Bei einer Gesprächsrunde Ende 2016 auf Initiative der Staatsrätin für Kultur, Carmen Emigholz von der SPD, wurden Zwischenziele zum Erinnerungskonzept definiert, die bis zum Sommer 2017 erreicht werden sollten. Offenbar ist aber bis jetzt kaum etwas davon realisiert.
Leider nicht. Ich hatte mehr Erwartungen.
Auch die Forderung, bei problematischen Straßennamen wie zum Beispiel der Lüderitzstraße erläuternde Schilder aufzuhängen, ist noch auf der Warteliste.
Ja, das hätte man schon längst machen können und müssen. Warum das nicht passiert ist, kann ich nicht nachvollziehen. Das ist ein Prozess, bei dem die Beiräte schon längst hätten beteiligt werden können.

Ralph Saxe
Was sollte noch geschehen?
Zum einen geht es um die Sichtbarmachung von Kolonialismus im Stadtbild, da gibt es ja einiges, was aber unbedingt noch näherer Erläuterungen bedarf. Wichtig ist aber ebenso, Kolonialismus in der Bildung als Thema aufzunehmen.
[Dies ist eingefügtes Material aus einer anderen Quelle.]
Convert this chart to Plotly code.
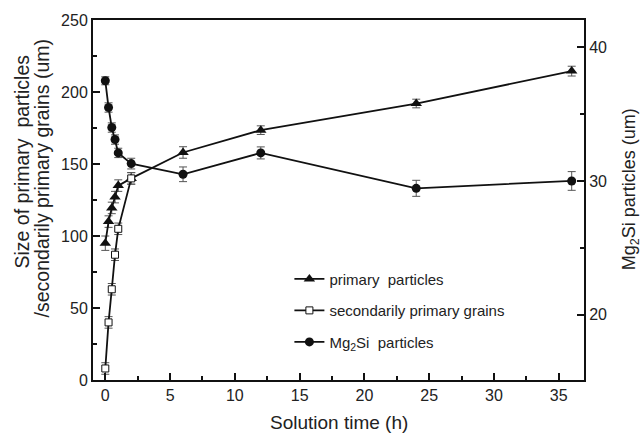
import plotly.graph_objects as go

# Solution time (h)
time_primary = [0, 0.25, 0.5, 0.75, 1, 2, 6, 12, 24, 36]
size_primary = [95, 110, 119.5, 127, 135, 140, 158, 173.5, 192, 214.5]
err_primary = [5, 4, 4, 4, 4, 4, 4, 3, 3, 3.4]

time_secondary = [0, 0.25, 0.5, 0.75, 1, 2]
size_secondary = [8, 40, 63, 87, 105, 140]
err_secondary = [4, 4, 4, 4, 4, 4]

time_mg2si = [0, 0.25, 0.5, 0.75, 1, 2, 6, 12, 24, 36]
size_mg2si = [37.5, 35.5, 34.0, 33.1, 32.1, 31.3, 30.5, 32.1, 29.45, 30.0]
err_mg2si = [0.3, 0.35, 0.35, 0.35, 0.35, 0.4, 0.55, 0.45, 0.6, 0.7]

FONT = "Liberation Sans, Arial, sans-serif"
LINE = "#111111"
ERR = "#555555"

fig = go.Figure()

fig.add_trace(go.Scatter(
    x=time_primary, y=size_primary, mode="lines+markers",
    name="primary&nbsp; particles", legendgroup="a",
    line=dict(color=LINE, width=1.8),
    marker=dict(symbol="triangle-up", size=10, color=LINE),
    error_y=dict(type="data", array=err_primary, color=ERR, thickness=1, width=4),
))
fig.add_trace(go.Scatter(
    x=time_secondary, y=size_secondary, mode="lines+markers",
    name="secondarily primary grains", legendgroup="b",
    line=dict(color=LINE, width=1.8),
    marker=dict(symbol="square", size=7, color="white", line=dict(color=LINE, width=1)),
    error_y=dict(type="data", array=err_secondary, color=ERR, thickness=1, width=4),
))
fig.add_trace(go.Scatter(
    x=time_mg2si, y=size_mg2si, mode="lines+markers", yaxis="y2",
    name="Mg<sub>2</sub>Si&nbsp; particles", legendgroup="c",
    line=dict(color=LINE, width=1.8),
    marker=dict(symbol="circle", size=9, color=LINE),
    error_y=dict(type="data", array=err_mg2si, color=ERR, thickness=1, width=4),
))

axis_common = dict(
    showline=True, linecolor=LINE, linewidth=2, ticks="inside", ticklen=7,
    tickwidth=1.5, tickcolor=LINE, showgrid=False, zeroline=False,
    tickfont=dict(family=FONT, size=16, color="#222"),
)

fig.update_layout(
    width=642, height=436,
    margin=dict(l=93, r=58, t=16, b=56),
    paper_bgcolor="white", plot_bgcolor="white",
    font=dict(family=FONT, color="#222"),
    showlegend=True,
    legend=dict(
        x=0.40, y=0.326, xanchor="left", yanchor="top",
        bgcolor="rgba(0,0,0,0)", font=dict(family=FONT, size=15, color="#222"),
        tracegroupgap=9, itemsizing="trace",
    ),
    xaxis=dict(
        range=[-0.95, 36.95], dtick=5, tick0=0, mirror=True,
        minor=dict(ticks="inside", ticklen=4, dtick=2.5, tickcolor=LINE, tickwidth=1.5),
        **axis_common,
    ),
    yaxis=dict(
        range=[0, 250], dtick=50, tick0=0,
        minor=dict(ticks="inside", ticklen=4, dtick=25, tickcolor=LINE, tickwidth=1.5),
        **axis_common,
    ),
    yaxis2=dict(
        range=[15.1, 42.05], dtick=10, tick0=0, overlaying="y", side="right",
        minor=dict(ticks="inside", ticklen=4, dtick=5, tickcolor=LINE, tickwidth=1.5),
        **axis_common,
    ),
)

annots = [
    dict(text="Solution time (h)", x=0.5, y=0, xref="paper", yref="paper",
         xanchor="center", yanchor="middle", yshift=-42, showarrow=False,
         font=dict(family=FONT, size=19, color="#222")),
    dict(text="Size of primary&nbsp; particles", x=0, y=0.607, xref="paper", yref="paper",
         xanchor="center", yanchor="middle", xshift=-71, textangle=-90, showarrow=False,
         font=dict(family=FONT, size=19.5, color="#222")),
    dict(text="/secondarily primary grains (um)", x=0, y=0.56, xref="paper", yref="paper",
         xanchor="center", yanchor="middle", xshift=-51, textangle=-90, showarrow=False,
         font=dict(family=FONT, size=19.5, color="#222")),
    dict(text="Mg<sub>2</sub>Si particles (um)", x=1, y=0.53, xref="paper", yref="paper",
         xanchor="center", yanchor="middle", xshift=46, textangle=-90, showarrow=False,
         font=dict(family=FONT, size=18, color="#222")),
]
fig.update_layout(annotations=annots)

fig.write_html("out.html")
Das wird bisher eher nur am Rande im Geschichts- oder Politikunterricht gestreift.
Wie sollten Erläuterungen aussehen?
Zum Beispiel könnte rings um das Anti-Kolonial-Denkmal Elefant im Nelson-Mandela-Park, wie er seit einigen Jahren heißt, mehr für die Erinnerungskultur gemacht werden. Doch das kann der Verein Elefant ehrenamtlich nicht auch noch leisten. Aber der Verein würde so einen Prozess selbstverständlich unterstützen.
Sollte die Wirtschaft in das Erinnerungskonzept einbezogen werden?
Ja, ich habe Kontakte mit der Handelskammer und erfahren, dass die Wirtschaft gesprächsbereit ist. Große Begeisterung wird nicht zu erwarten sein, wenn es darum geht, die Rolle der Wirtschaft im Kolonialismus aufzuarbeiten. Lange Zeit war es breiter Konsens in Deutschland, dass Kolonialismus etwas Gutes ist. Das wirkt teilweise bis heute weiter. So wird oft gesagt „Es war gut, dass die Deutschen in Südwestafrika waren“. Dass dabei viele Menschen umgebracht wurden und wir die großen Probleme Afrikas, wie sie heute bestehen, damals erst geschaffen haben, ist vielfach aus dem Blick geraten.